Appellant raises two additional arguments to suggest that attorney-client privilege cannot attach to the disputed communications. First, she contends that attorneys engaged in the business of debt collection cannot invoke this privilege. Br. for Appellant at 64 (citing E.I. du Pont, 351 Md. 396, 718 A.2d 1129). The precedent she cites in support of this claim, E.I. du Pont, is distinguishable from the instant case. In E.I. du Pont, the court held that the privilege did not apply to communications between a corporation and a "non-lawyer collection agency" where the corporation had hired this agency only "for the typical business purpose of collecting a debt" even though the agency had subsequently hired an attorney to "litigate the debt collection matter after [the agency's] efforts [to collect on the debt] proved unsuccessful." [*25]  718 A.2d at 1141-42. It justified this decision by noting that the agency "may certainly have been [the corporation's] agent for the business purpose of collecting [a] debt" but it was "not hired as an agent for purposes of litigation." Id. at 1142. Here, however, the Magistrate Judge specifically found that Sunrise was hired only for "the limited purpose of finding an attorney to help Arrowood collect [Appellant's] debt" and never itself attempted to undertake "direct collection actions" against Appellant. Baylor, 2015 U.S. Dist. LEXIS 100183, 2015 WL 4624090, at *3-4. We find that the District Court properly held that the Magistrate Judge was not clearly erroneous in determining that this precedent did not preclude Appellee from claiming that certain of its communications with Sunrise were covered by attorney-client privilege. See Baylor, 130 F. Supp. 3d. at 334-35.

Second, Appellant asserts that Sunrise's actions constitute the unauthorized practice of law and, as such, attorney-client privilege cannot attach to its communications. In support of this claim, Appellant draws upon J.H. Marshall, in which the D.C. Court of Appeals held that a collection agency that filed suit to collect on a debt assigned to it by a creditor had engaged in the unauthorized practice of law. 313 A.2d at 590-91. Central to the D.C. Court of Appeals' [*26]  reasoning in that case was its belief that a collection agency could not "interpose itself between a creditor and an attorney seeking to collect the creditor's claim," id. at 595, and a concern that the collection agency in J.H. Marshall was "sell[ing] the services of a lawyer, whom it controls and directs, thereby destroying the privity between attorney and client," id. at 597. However here the Magistrate Judge specifically held that Sunrise served only to find "an attorney to help Arrowood collect [Appellant's] debt." Baylor, 2015 U.S. Dist. LEXIS 100183, 2015 WL 4624090, at *4. The Magistrate Judge made no findings that Sunrise ever attempted to collect on Appellant's debt on its own or otherwise serve as anything other than an "intermediary between Arrowood and [Appellee]." Id. at *3. In the absence of additional findings suggesting that Sunrise controlled and directed Appellee's conduct, we hold that the District Court did not abuse its discretion in affirming the Magistrate Judge's determination that Sunrise did not engage in the unauthorized practice of law.
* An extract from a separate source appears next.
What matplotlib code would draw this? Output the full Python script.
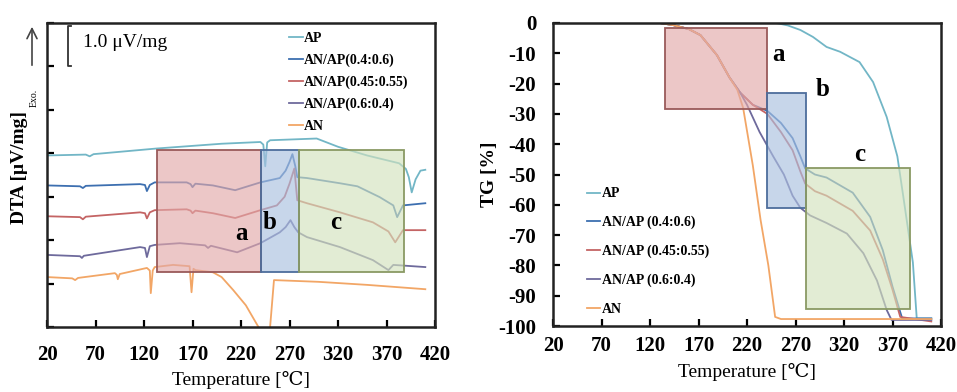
import matplotlib
matplotlib.use("Agg")
import matplotlib.pyplot as plt
from matplotlib.patches import Rectangle

plt.rcParams['font.family'] = ['Liberation Serif', 'DejaVu Serif']
plt.rcParams['mathtext.fontset'] = 'stix'

# ---------------- data ----------------
series_dta = ["AP", "AN/AP(0.4:0.6)", "AN/AP(0.45:0.55)", "AN/AP(0.6:0.4)", "AN"]
series_tg = ["AP", "AN/AP (0.4:0.6)", "AN/AP (0.45:0.55)", "AN/AP (0.6:0.4)", "AN"]
colors = ["#72b6c6", "#3d6fb0", "#c46464", "#6e6a9c", "#f2a666"]

# DTA curves (temperature in degC, signal in uV/mg offset units)
dta_ap_t = [20, 60, 64, 68, 133, 200, 240, 243, 245, 247, 250, 298, 320, 350, 383, 390, 393, 396, 400, 405, 410]
dta_ap_v = [3.95, 3.97, 3.93, 3.98, 4.11, 4.22, 4.26, 4.20, 3.70, 4.25, 4.30, 4.34, 4.15, 3.95, 3.77, 3.64, 3.45, 3.10, 3.40, 3.60, 3.62]

dta_a46_t = [20, 54, 57, 60, 116, 121, 123, 126, 131, 164, 168, 170, 173, 191, 214, 240, 260, 266, 270, 273, 276, 278, 288, 322, 340, 363, 377, 381, 387, 410]
dta_a46_v = [3.26, 3.24, 3.20, 3.25, 3.29, 3.27, 3.13, 3.27, 3.33, 3.33, 3.29, 3.22, 3.30, 3.26, 3.15, 3.33, 3.43, 3.60, 3.80, 3.98, 3.70, 3.45, 3.43, 3.31, 3.24, 2.99, 2.80, 2.53, 2.80, 2.85]

dta_a4555_t = [20, 54, 57, 60, 116, 121, 123, 126, 131, 164, 168, 170, 173, 191, 214, 240, 257, 265, 270, 275, 278, 288, 322, 356, 372, 379, 387, 410]
dta_a4555_v = [2.55, 2.53, 2.48, 2.54, 2.64, 2.62, 2.50, 2.64, 2.69, 2.71, 2.68, 2.62, 2.68, 2.62, 2.51, 2.69, 2.80, 3.00, 3.30, 3.65, 2.92, 2.85, 2.64, 2.41, 2.20, 1.95, 2.23, 2.23]

dta_a64_t = [20, 54, 56, 58, 116, 121, 123, 126, 131, 157, 183, 186, 189, 216, 240, 260, 266, 271, 275, 279, 288, 322, 356, 372, 377, 410]
dta_a64_v = [1.66, 1.63, 1.59, 1.64, 1.84, 1.82, 1.61, 1.86, 1.89, 1.93, 1.88, 1.82, 1.87, 1.72, 1.93, 2.18, 2.30, 2.46, 2.30, 2.18, 2.07, 1.84, 1.54, 1.31, 1.43, 1.38]

dta_an_t = [20, 46, 49, 52, 90, 92, 93, 95, 123, 126, 127, 129, 131, 150, 167, 169, 171, 173, 191, 200, 212, 225, 232, 238, 242, 248, 250, 254, 300, 350, 410]
dta_an_v = [1.15, 1.12, 1.08, 1.13, 1.24, 1.20, 1.10, 1.22, 1.36, 1.30, 0.78, 1.30, 1.38, 1.43, 1.40, 0.80, 1.34, 1.31, 1.26, 1.15, 0.85, 0.50, 0.23, 0.00, -0.50, -0.50, 0.00, 1.08, 1.04, 0.97, 0.87]

# TG curves (temperature in degC, mass change in %)
tg_ap_t = [20, 250, 262, 275, 288, 302, 316, 336, 350, 364, 375, 381, 391, 395, 410]
tg_ap_v = [0, 0, -0.8, -2.3, -4.6, -7.9, -9.5, -12.9, -19.5, -31.0, -44.0, -57.0, -79.0, -97.5, -97.5]

tg_a46_t = [20, 130, 144, 160, 172, 189, 202, 213, 226, 241, 255, 267, 275, 280, 290, 302, 329, 347, 360, 370, 380, 410]
tg_a46_v = [0, 0, -0.7, -2.0, -4.0, -10.6, -18.0, -23.0, -27.0, -29.0, -33.0, -38.0, -44.0, -48.0, -50.0, -51.0, -56.0, -64.0, -75.0, -87.0, -97.5, -97.5]

tg_a4555_t = [20, 130, 144, 160, 172, 189, 202, 213, 226, 241, 255, 267, 275, 280, 290, 302, 329, 347, 360, 370, 378, 410]
tg_a4555_v = [0, 0, -0.7, -2.0, -4.0, -10.6, -18.0, -23.0, -27.0, -30.0, -36.0, -42.0, -49.0, -53.0, -55.5, -57.0, -62.0, -68.5, -78.0, -88.0, -97.0, -98.5]

tg_a64_t = [20, 130, 144, 160, 172, 189, 202, 213, 220, 233, 247, 258, 267, 275, 285, 302, 323, 340, 354, 364, 369, 410]
tg_a64_v = [0, 0, -0.7, -2.0, -4.0, -10.6, -18.0, -23.0, -27.0, -36.0, -44.0, -50.0, -57.0, -61.0, -63.5, -66.0, -69.5, -76.0, -85.0, -94.7, -98.0, -98.0]

tg_an_t = [20, 130, 144, 160, 172, 189, 202, 210, 216, 226, 234, 242, 249, 255, 410]
tg_an_v = [0, 0, -0.7, -2.0, -4.0, -10.6, -18.0, -22.0, -28.0, -47.0, -65.0, -80.0, -97.0, -97.7, -97.7]

# regions a, b, c
region_labels = ["a", "b", "c"]
dta_box_t0 = [133, 241, 280]
dta_box_t1 = [241, 280, 388]
dta_box_lo = [1.26, 1.26, 1.26]
dta_box_hi = [4.07, 4.07, 4.07]
tg_box_t0 = [135, 241, 281]
tg_box_t1 = [241, 281, 388]
tg_box_lo = [-28.5, -61.0, -94.5]
tg_box_hi = [-1.5, -23.0, -48.0]
box_fill = ["#e2a9a9", "#a9c0e0", "#d3e2bd"]
box_edge = ["#9a5a5a", "#4d6d9c", "#8a9a64"]

x_ticks = [20, 70, 120, 170, 220, 270, 320, 370, 420]
tg_ticks = [0, -10, -20, -30, -40, -50, -60, -70, -80, -90, -100]

dta_t = [dta_ap_t, dta_a46_t, dta_a4555_t, dta_a64_t, dta_an_t]
dta_v = [dta_ap_v, dta_a46_v, dta_a4555_v, dta_a64_v, dta_an_v]
tg_t = [tg_ap_t, tg_a46_t, tg_a4555_t, tg_a64_t, tg_an_t]
tg_v = [tg_ap_v, tg_a46_v, tg_a4555_v, tg_a64_v, tg_an_v]

# ---------------- figure ----------------
W, H = 957, 392
fig = plt.figure(figsize=(W / 100, H / 100), dpi=100)
ax1 = fig.add_axes([47 / W, 1 - 327 / H, 388 / W, 304 / H])
ax2 = fig.add_axes([553 / W, 1 - 326 / H, 388 / W, 303 / H])

tick_font = dict(fontsize=15, fontweight='bold')

for ax in (ax1, ax2):
    for sp in ax.spines.values():
        sp.set_linewidth(1.8)
        sp.set_color('#222222')
    ax.set_xlim(20, 420)
    ax.set_xticks(x_ticks)
    ax.tick_params(direction='in', length=5, width=1.6, top=False, right=False)

# ---- DTA ----
for t, v, c, lab in zip(dta_t, dta_v, colors, series_dta):
    ax1.plot(t, v, color=c, lw=1.3, label=lab, zorder=2)
for i in range(3):
    ax1.add_patch(Rectangle((dta_box_t0[i], dta_box_lo[i]), dta_box_t1[i] - dta_box_t0[i],
                            dta_box_hi[i] - dta_box_lo[i], facecolor=box_fill[i], alpha=0.65,
                            edgecolor='none', zorder=3))
    ax1.add_patch(Rectangle((dta_box_t0[i], dta_box_lo[i]), dta_box_t1[i] - dta_box_t0[i],
                            dta_box_hi[i] - dta_box_lo[i], facecolor='none',
                            edgecolor=box_edge[i], lw=1.3, zorder=4))
ax1.text(220, 2.15, region_labels[0], fontsize=18, fontweight='bold', ha='center', va='center', zorder=5)
ax1.text(250, 2.4, region_labels[1], fontsize=18, fontweight='bold', ha='center', va='center', zorder=5)
ax1.text(318, 2.4, region_labels[2], fontsize=18, fontweight='bold', ha='center', va='center', zorder=5)
ax1.set_ylim(0, 7)
ax1.set_yticks(range(0, 8))
ax1.set_yticklabels([])
ax1.set_xticklabels([str(x) for x in x_ticks], **tick_font)
ax1.tick_params(axis='x', pad=13)
ax1.set_xlabel("Temperature [\u2103]", fontsize=14, labelpad=4)

# scale bar
ax1.plot([45, 41.6, 41.6, 45], [6.92, 6.92, 6.02, 6.02], color='#333333', lw=1.3, clip_on=False)
ax1.text(57, 6.55, "1.0 \u03bcV/mg", fontsize=14, va='center', ha='left')

leg1 = ax1.legend(loc='upper left', bbox_to_anchor=(0.6, 1.0), frameon=False,
                  prop=dict(family=['Liberation Serif'], weight='bold', size=10),
                  handlelength=1.0, handletextpad=0.1, labelspacing=0.62, borderaxespad=0.25)

fig.text(20 / W, 1 - 168 / H, "DTA [\u03bcV/mg]", rotation=90, fontsize=14, fontweight='bold',
         ha='center', va='center')
fig.text(34 / W, 1 - 98 / H, "Exo.", rotation=90, fontsize=7, ha='center', va='center')
ax1.annotate('', xy=(32, H - 24), xytext=(32, H - 68), xycoords='figure pixels',
             textcoords='figure pixels',
             arrowprops=dict(arrowstyle='->', lw=1.2, color='#444444', mutation_scale=18))

# ---- TG ----
for t, v, c, lab in zip(tg_t, tg_v, colors, series_tg):
    ax2.plot(t, v, color=c, lw=1.3, label=lab, zorder=2)
for i in range(3):
    ax2.add_patch(Rectangle((tg_box_t0[i], tg_box_lo[i]), tg_box_t1[i] - tg_box_t0[i],
                            tg_box_hi[i] - tg_box_lo[i], facecolor=box_fill[i], alpha=0.65,
                            edgecolor='none', zorder=3))
    ax2.add_patch(Rectangle((tg_box_t0[i], tg_box_lo[i]), tg_box_t1[i] - tg_box_t0[i],
                            tg_box_hi[i] - tg_box_lo[i], facecolor='none',
                            edgecolor=box_edge[i], lw=1.3, zorder=4))
ax2.text(252, -10.5, region_labels[0], fontsize=18, fontweight='bold', ha='center', va='center')
ax2.text(298, -22, region_labels[1], fontsize=18, fontweight='bold', ha='center', va='center')
ax2.text(336, -43.5, region_labels[2], fontsize=18, fontweight='bold', ha='center', va='center')
ax2.set_ylim(-100, 0)
ax2.set_yticks(tg_ticks)
ax2.set_yticklabels([str(v) for v in tg_ticks], **tick_font)
ax2.set_xticklabels([str(x) for x in x_ticks], **tick_font)
ax2.tick_params(axis='x', pad=7)
ax2.tick_params(axis='y', pad=12)
ax2.set_xlabel("Temperature [\u2103]", fontsize=14, labelpad=5)
ax2.set_ylabel("TG [%]", fontsize=14, fontweight='bold', labelpad=0)

leg2 = ax2.legend(loc='upper left', bbox_to_anchor=(0.065, 0.485), frameon=False,
                  prop=dict(family=['Liberation Serif'], weight='bold', size=10),
                  handlelength=1.0, handletextpad=0.1, labelspacing=1.12, borderaxespad=0.2)

fig.savefig("out.png", dpi=100)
Finally, Appellant claims that the District Court abused its discretion in refusing to award her attorney's fees relating to her Motion to Compel production of communications between Appellee and Sunrise. However, this [*27]  motion was only partially successful, and Federal Rule of Civil Procedure 37(a)(5)(C) vests the District Court with discretion to "apportion . . . reasonable expenses," if such a motion is "granted in part and denied in part," as it was here. See Order, JA 185. We see no abuse of discretion in the District Court's determination that Appellant's limited success and "unduly contentious and overly lengthy pleadings" did not entitle her to attorney's fees and costs. Baylor, 130 F. Supp. 3d at 337.